Par ailleurs, j'admire le travail du coloriste. Chaque vert est à côté d'un rouge, sa couleur complémentaire ; chaque orange n'est pas loin d'un bleu ; chaque jaune d'un violet. Il recherche des contrastes pour accentuer par le langage de la couleur, la violence de ses œuvres. Il a une science des oppositions qu'il mène jusqu'au bout, en une espèce de systématisation de volonté d'aller jusqu'aux limites d'un savoir pictural. 

          R.A.P. : Ce qui est remarquable, c'est l'impression qu'il donne, tel un chaman, d'avoir créé des milliers de couleurs jusqu'alors inconnues, tant est grande la somptuosité de ses mélanges. 

 

         D.L.B. : Cette recherche des oppositions par le jeu pictural des complémentaires va aussi, d'ailleurs, dans le sens de la violence qu'il crée par les contrastes colorés, par les cernes ! 

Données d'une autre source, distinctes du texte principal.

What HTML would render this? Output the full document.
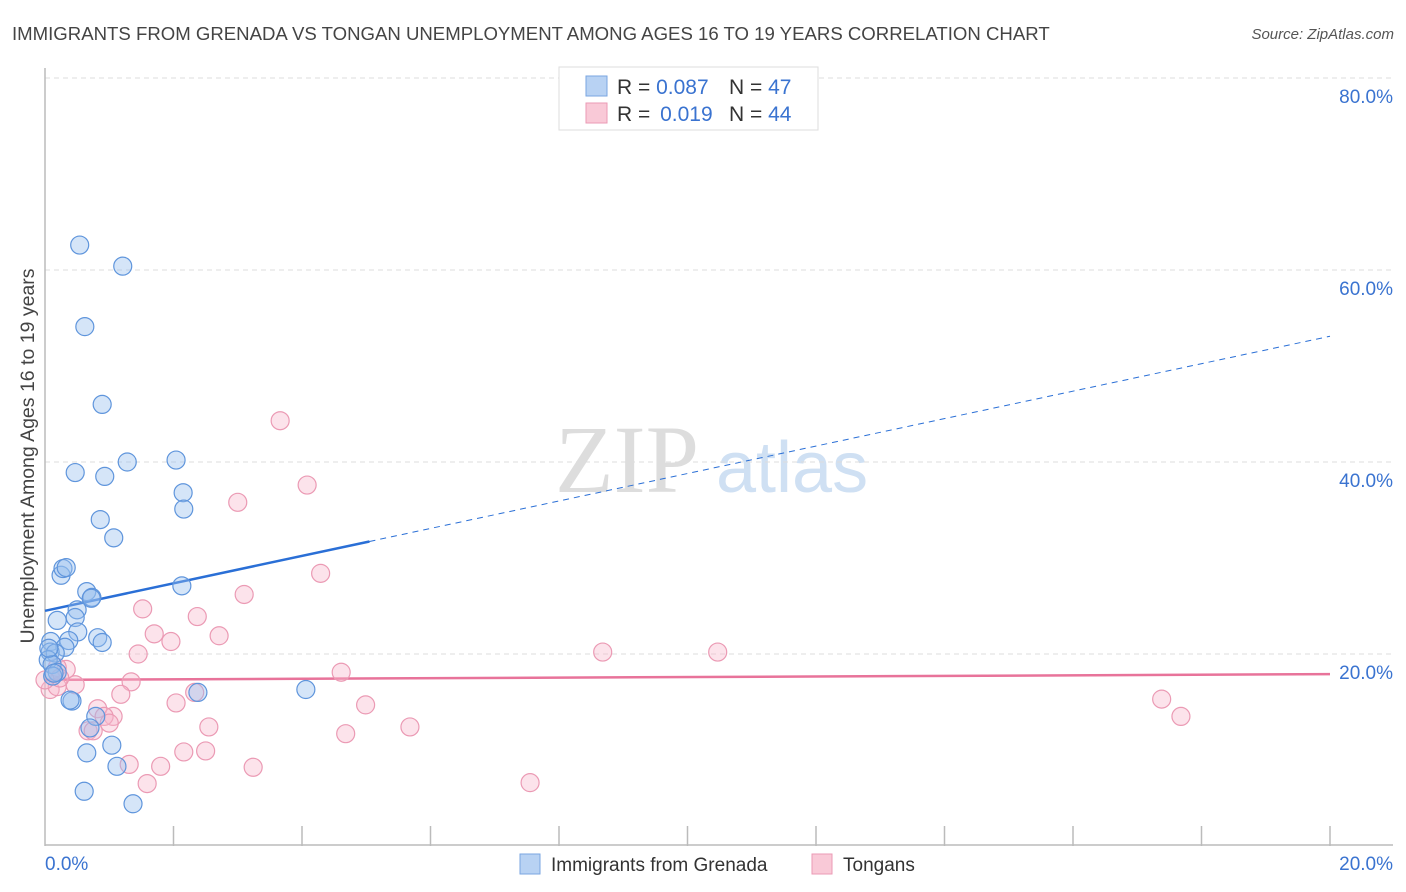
<!DOCTYPE html>
<html><head><meta charset="utf-8"><style>
body{margin:0;background:#fff;font-family:"Liberation Sans",sans-serif;}
svg{display:block}
</style></head><body>
<svg id="chart" width="1406" height="892" xmlns="http://www.w3.org/2000/svg">
<text x="12" y="40" font-size="18.6" fill="#444">IMMIGRANTS FROM GRENADA VS TONGAN UNEMPLOYMENT AMONG AGES 16 TO 19 YEARS CORRELATION CHART</text>
<text x="1394" y="39" font-size="15" fill="#555" text-anchor="end" font-style="italic">Source: ZipAtlas.com</text>
<text transform="translate(34,456) rotate(-90)" font-size="19.5" fill="#444" text-anchor="middle">Unemployment Among Ages 16 to 19 years</text>
<g><text x="555" y="492" font-size="96" fill="#ddd" font-family="Liberation Serif,serif">ZIP</text><text x="716" y="492" font-size="72" fill="#cfe0f3">atlas</text></g>
<g id="grid"></g><g id="axes"></g><g id="lines"></g><g id="pts"></g>
<g>
<rect x="559" y="67" width="259" height="63" fill="#fff" stroke="#ddd"/>
<rect x="586" y="76" width="21" height="20" fill="#b8d2f3" stroke="#7aa6e0"/>
<rect x="586" y="103" width="21" height="20" fill="#f9c9d7" stroke="#eb9ab4"/>
<text x="617" y="94" font-size="21" fill="#333">R = <tspan fill="#3a73d0">0.087</tspan><tspan x="729">N = </tspan><tspan fill="#3a73d0">47</tspan></text>
<text x="617" y="121" font-size="21" fill="#333">R = <tspan fill="#3a73d0" dx="4">0.019</tspan><tspan x="729">N = </tspan><tspan fill="#3a73d0">44</tspan></text>
</g>
<g>
<rect x="520" y="854" width="20" height="20" fill="#b8d2f3" stroke="#7aa6e0"/>
<text x="551" y="871" font-size="19" fill="#333">Immigrants from Grenada</text>
<rect x="812" y="854" width="20" height="20" fill="#f9c9d7" stroke="#eb9ab4"/>
<text x="843" y="871" font-size="19" fill="#333">Tongans</text>
</g>
</svg>
<script>
const yTicks=[20,40,60,80];
const xTickLabels=["0.0%","20.0%"];
const blueX=[0.54,1.21,0.62,0.89,0.47,0.93,1.28,2.04,2.15,2.16,0.86,1.07,0.25,0.28,0.33,2.13,0.65,0.73,0.72,0.5,0.19,0.47,0.51,0.37,0.82,0.89,0.09,0.31,0.08,0.16,0.05,0.11,0.19,2.38,4.06,0.42,0.39,0.79,0.7,1.04,0.65,1.12,0.61,1.37,0.06,0.12,0.14];
const blueY=[62.6,60.4,54.1,46.0,38.9,38.5,40.0,40.2,36.8,35.1,34.0,32.1,28.2,28.9,29.0,27.1,26.5,25.9,25.8,24.6,23.5,23.8,22.3,21.4,21.7,21.2,21.3,20.7,20.2,20.1,19.4,18.9,18.1,16.0,16.3,15.1,15.2,13.5,12.3,10.5,9.7,8.3,5.7,4.4,20.6,17.7,18.0];
const pinkX=[3.66,3.0,4.08,4.29,3.1,1.52,2.37,1.7,2.71,1.96,1.45,8.68,10.47,4.61,0.33,1.34,0.08,0.19,0.47,2.33,1.18,4.99,2.04,17.38,17.68,0.82,1.06,0.92,1.0,2.55,5.68,0.67,0.75,4.68,2.16,2.5,1.31,1.8,3.24,1.59,7.55,0.19,0.23,0.0];
const pinkY=[44.3,35.8,37.6,28.4,26.2,24.7,23.9,22.1,21.9,21.3,20.0,20.2,20.2,18.1,18.4,17.1,16.3,16.6,16.8,16.0,15.8,14.7,14.9,15.3,13.5,14.3,13.5,13.5,12.8,12.4,12.4,12.0,12.0,11.7,9.8,9.9,8.5,8.3,8.2,6.5,6.6,18.6,17.5,17.3];
const blueTrend=[24.5,53.1];
const pinkTrend=[17.3,17.9];
const NS="http://www.w3.org/2000/svg";
const sx=v=>45+v/20*1285, sy=v=>846-v/20*192;
function mk(tag,at,parent){const e=document.createElementNS(NS,tag);for(const k in at)e.setAttribute(k,at[k]);document.getElementById(parent).appendChild(e);return e;}
yTicks.forEach(t=>{
 const l=mk('line',{x1:45,x2:1393,y1:sy(t),y2:sy(t),stroke:'#ddd','stroke-dasharray':'5,4'},'grid');
 
 
 const tx=mk('text',{x:1393,y:sy(t)+25,'font-size':19,fill:'#3a73d0','text-anchor':'end'},'grid');
 tx.textContent=t.toFixed(1)+'%';
 
 
});
const ax=mk('line',{x1:45,x2:1393,y1:845,y2:845,stroke:'#bbb','stroke-width':1.5},'axes');


const ay=mk('line',{x1:45,x2:45,y1:68,y2:846,stroke:'#bbb','stroke-width':1.5},'axes');


for(let i=1;i<=10;i++){const t=mk('line',{x1:sx(i*2),x2:sx(i*2),y1:826,y2:846,stroke:'#bbb','stroke-width':1.5},'axes');
 
 }
[[0,'start',45],[20,'end',1393]].forEach((d,i)=>{const t=mk('text',{x:d[2],y:870,'font-size':19,fill:'#3a73d0','text-anchor':d[1]},'axes');t.textContent=xTickLabels[i];
 
 });
function pts(X,Y,fill,stroke,name){X.forEach((x,i)=>{const c=mk('circle',{cx:sx(x),cy:sy(Y[i]),r:9,fill:fill,stroke:stroke,'stroke-width':1.2},'pts');
 
 });}
pts(pinkX,pinkY,'rgba(248,185,205,0.4)','#eb9ab4','tongan-point');
pts(blueX,blueY,'rgba(150,190,238,0.4)','#5f95dc','grenada-point');
const yb=x=>blueTrend[0]+(blueTrend[1]-blueTrend[0])*x/20;
const b1=mk('line',{x1:sx(0),y1:sy(yb(0)),x2:sx(5.05),y2:sy(yb(5.05)),stroke:'#2a6fd6','stroke-width':2.5},'lines');


const b2=mk('line',{x1:sx(5.05),y1:sy(yb(5.05)),x2:sx(20),y2:sy(yb(20)),stroke:'#2a6fd6','stroke-width':1,'stroke-dasharray':'6,5'},'lines');


const p1=mk('line',{x1:sx(0),y1:sy(pinkTrend[0]),x2:sx(20),y2:sy(pinkTrend[1]),stroke:'#e8739a','stroke-width':2.5},'lines');


</script>
</body></html>
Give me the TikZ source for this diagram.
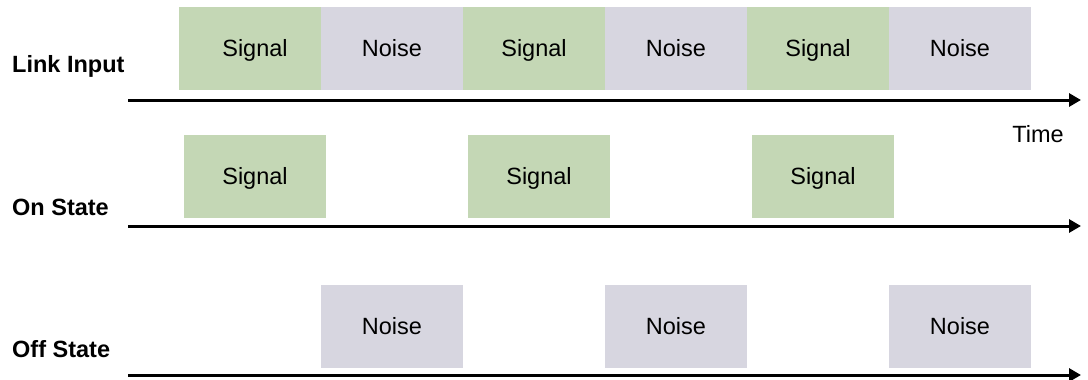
\documentclass[tikz,border=0pt]{standalone}
\usepackage{fontspec}
\setmainfont{Liberation Sans}
\usetikzlibrary{arrows.meta}
\definecolor{sigfill}{RGB}{196,215,181}
\definecolor{noisefill}{RGB}{215,214,224}
\tikzset{
  slot/.style={minimum width=142pt, minimum height=83pt, inner sep=0pt,
    text height=16.8pt, text depth=0pt,
    font=\fontsize{23.5pt}{28pt}\selectfont},
  sigbox/.style={slot, fill=sigfill},
  noisebox/.style={slot, fill=noisefill},
  rowlabel/.style={anchor=base west, inner sep=0pt,
    font=\fontsize{23.5pt}{28pt}\selectfont\bfseries},
  timeaxis/.style={line width=3pt, -{Triangle[length=12pt,width=13pt]}},
}
\begin{document}
\begin{tikzpicture}[x=1pt,y=-1pt]
\useasboundingbox (0,0) rectangle (1088,380);

% link input: alternating signal and noise
\node[sigbox]   (l1) at (250,48.5) {\hspace*{10pt}Signal};
\node[noisebox] (l2) at (392,48.5) {Noise};
\node[sigbox]   (l3) at (534,48.5) {Signal};
\node[noisebox] (l4) at (676,48.5) {Noise};
\node[sigbox]   (l5) at (818,48.5) {Signal};
\node[noisebox] (l6) at (960,48.5) {Noise};

% on state: signal only
\node[sigbox] (s1) at (255,176.5) {Signal};
\node[sigbox] (s2) at (539,176.5) {Signal};
\node[sigbox] (s3) at (823,176.5) {Signal};

% off state: noise only
\node[noisebox] (n1) at (392,326.5) {Noise};
\node[noisebox] (n2) at (676,326.5) {Noise};
\node[noisebox] (n3) at (960,326.5) {Noise};

% row labels
\node[rowlabel] (linkin) at (12,72)  {Link Input};
\node[rowlabel] (onst)   at (12,215) {On State};
\node[rowlabel] (offst)  at (12,357) {Off State};

% time axes
\coordinate (a1s) at (128,100);
\coordinate (a1e) at (1081,100);
\coordinate (a2s) at (128,226);
\coordinate (a2e) at (1081,226);
\coordinate (a3s) at (128,375);
\coordinate (a3e) at (1081,375);
\draw[timeaxis] (a1s) -- (a1e);
\draw[timeaxis] (a2s) -- (a2e);
\draw[timeaxis] (a3s) -- (a3e);

\node[anchor=base, inner sep=0pt, font=\fontsize{23.5pt}{28pt}\selectfont] (time) at (1038,142) {Time};
\end{tikzpicture}
\end{document}
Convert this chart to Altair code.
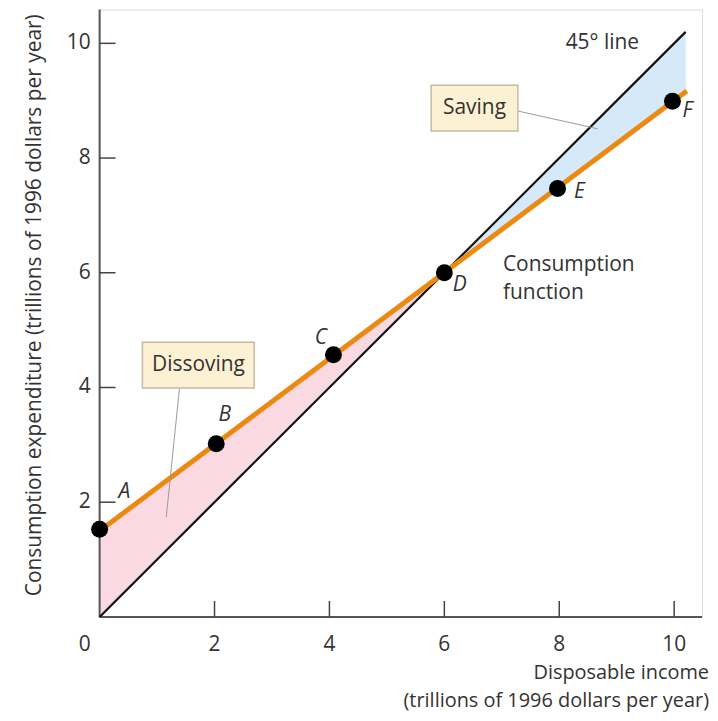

          J.R. : Oui, parce qu'en réalité, aucun personnage n'est jamais "en situation" de violence. Ils sont tous posés, rigides, face au spectateur, parfois de profil. Pourtant, elle est bien là, à l'état latent…

 

          D.L.B. : En même temps, ses personnages donnent l'impression de se savoir découverts, et effrayés de l'être, d'affronter un projecteur qui les mettrait à nu. C'est comme pour une radiographie des bagages d'un voyageur, révélant leur contenu. L'artiste a beau ajouter des masques, il ne fait que rendre encore plus visible l'être qui est en-dessous. Et sous le masque, une attente angoissée : en fait, ils attendent tous Godot. 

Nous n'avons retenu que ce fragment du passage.